The most common and most frequently taught approach to statistical inference is the frequentist approach. In the frequentist approach the observed sample is viewed as though it were independently drawn from a population with a specific but unknown probability distribution associated with it. In most courses this construct for the data is taken for granted, However it does have practical limitations. A rare attribute of this book is that it points out the practical limitations and sometimes artificial nature of the frequentist approach. These authors take a completely different approach to statistical inference which may be called the randomization approach. This approach may fall under the category of Fisherian inference that was the method of inference developed by R. A. Fisher at the same time as Neyman and Pearson were developing hypothesis testing and confidence intervals based on a frequentist approach.

The advantage of the authors' approach is that they do not need the concepts of sample space and repeated sampling to construct an probabilistic model for inference. Instead their model is based on the data being a reference set that is compared to other outcomes that could have arisen had the observations been permuted to mix up the allocation of the observed values among the treatment groups. So the inference is based on a permutation distribution that is valid under the null hypothesis that there is no difference between the observations in the two groups. If there were a difference the observed statistic would fall in one of the extreme tails of the permutation distribution.

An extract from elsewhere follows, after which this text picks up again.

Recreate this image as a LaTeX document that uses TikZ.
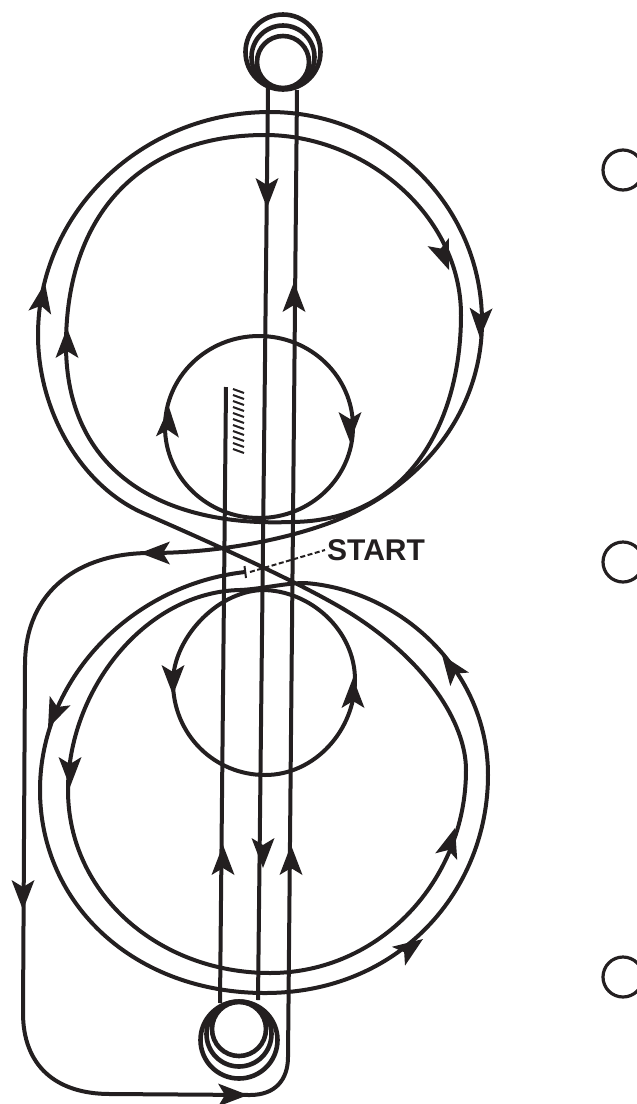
\documentclass[tikz,border=0pt]{standalone}
\usepackage{fontspec}
\setmainfont{Liberation Sans}
\usetikzlibrary{positioning}
\definecolor{inkblack}{HTML}{231F20}
\tikzset{
    tape/.style={
        draw=inkblack,
        line width=4pt,
        line join=round
    },
    bobbin/.style={
        circle,
        draw=inkblack,
        line width=4.6pt,
        inner sep=0pt,
        minimum size=#1
    },
    threadmark/.style={
        circle,
        draw=inkblack,
        line width=3.2pt,
        inner sep=0pt,
        minimum size=40pt
    },
    startlabel/.style={
        font=\fontsize{30}{30}\selectfont\bfseries,
        text=inkblack,
        inner sep=0pt
    },
    flowhead/.pic={
        \fill[inkblack] (0,0) -- (-30,11.5) -- (-23,0) -- (-30,-11.5) -- cycle;
    }
}

\begin{document}
\begin{tikzpicture}[x=1pt,y=-1pt]
\useasboundingbox (0,0) rectangle (637,1104);

% reels
\node[bobbin=75pt] (topoutera) at (283,52) {};
\node[bobbin=63pt] (topouterb) at (283,57) {};
\node[bobbin=52pt] (topinner) at (283,62) {};
\node[bobbin=77pt] (botoutera) at (239,1040) {};
\node[bobbin=65pt] (botouterb) at (239,1034) {};
\node[bobbin=54pt] (botinner) at (239,1029) {};

% straight runs
\coordinate (endleader) at (226,387);
\coordinate (endbottom) at (220,1003);
\coordinate (downtop) at (268,88);
\coordinate (downbottom) at (258,1000);
\draw[tape] (endleader) -- (endbottom);
\draw[tape] (downtop) -- (downbottom);

% hatching beside the leader
\foreach \y in {389,395,...,449}{
    \draw[inkblack,line width=2pt] (233,\y) -- (244,\y+4);
}

% tape from the start mark, round the lower loops
\coordinate (tapeend) at (245,572);
\draw[tape] (tapeend)
    .. controls (130,585) and (40,680) .. (40,790)
    .. controls (40,905) and (135,993) .. (265,993)
    .. controls (400,993) and (488,890) .. (488,775)
    .. controls (488,670) and (400,590) .. (305,583)
    .. controls (285,583) and (262,589) .. (240,590)
    .. controls (145,592) and (68,690) .. (68,790)
    .. controls (68,895) and (160,973) .. (270,973)
    .. controls (380,973) and (466,880) .. (466,770)
    .. controls (466,722) and (425,660) .. (350,613)
    .. controls (300,582) and (200,538) .. (143,513)
    .. controls (80,485) and (38,410) .. (38,335)
    .. controls (38,212) and (142,112) .. (270,112)
    .. controls (387,112) and (482,206) .. (482,322)
    .. controls (482,405) and (430,482) .. (337,520)
    .. controls (300,535) and (230,553) .. (150,553)
    .. controls (80,553) and (25,590) .. (25,665)
    -- (23,1013)
    .. controls (23,1065) and (55,1094) .. (110,1094)
    -- (250,1095)
    .. controls (275,1095) and (288,1080) .. (288,1057)
    -- (297,90);

% inner upper loop
\draw[tape] (66,345)
    .. controls (66,215) and (140,135) .. (265,135)
    .. controls (365,135) and (461,215) .. (461,315)
    .. controls (461,420) and (410,522) .. (290,522)
    .. controls (160,527) and (66,470) .. (66,345) -- cycle;

% small loops
\draw[tape] (259,427) ellipse [x radius=94, y radius=91];
\draw[tape] (173,682)
    .. controls (173,640) and (215,592) .. (262,590)
    .. controls (310,590) and (355,630) .. (355,680)
    .. controls (355,730) and (315,775) .. (265,775)
    .. controls (215,775) and (173,735) .. (173,682) -- cycle;

% arrowheads
\foreach \x/\y/\a in {
    267/208/-90, 294/282/90, 449/270/-69, 480/338/-92, 45/283/80,
    67/328/90, 169/407/87, 350/442/-90, 140/553/180, 23/910/-90,
    248/1095/0, 48/728/-114, 70/787/-90, 173/695/-90, 353/678/90,
    442/655/126, 455/828/73, 423/939/35, 223/845/90, 263/868/-90,
    291/845/90
}{
    \pic[rotate=\a] at (\x,\y) {flowhead};
}

% start label
\node[startlabel,anchor=base west] (startnote) at (327,560) {START};
\coordinate (leaderend) at (325,550);
\draw[inkblack,line width=2pt] (244.5,566) -- (246,578);
\draw[inkblack,line width=2pt,dash pattern=on 5pt off 2.5pt] (250,572) -- (leaderend);

% threading marks
\node[threadmark] (marktop) at (623,170) {};
\node[threadmark] (markmid) at (623,562) {};
\node[threadmark] (markbot) at (623,977) {};
\end{tikzpicture}
\end{document}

In practice what is necessary to make this work is to have a well-defined randomization procedure for the allocation of the subjects to the treatment groups. This is typically done in phase III pharmaceutical trials where the FDA usually requires a randomized controlled clinical trial to establish the safety and efficacy of a new treatment.

Although this approach seems less restrictive then the frequentist approach and can also be used in observational studies where the frquentist approach breaks down, it requires the reader to know or learn a new statistical paradigm which technically draws a different kind of conclusion than the standard frequentist approach has to hypothesis testing and interval estimation of parameters.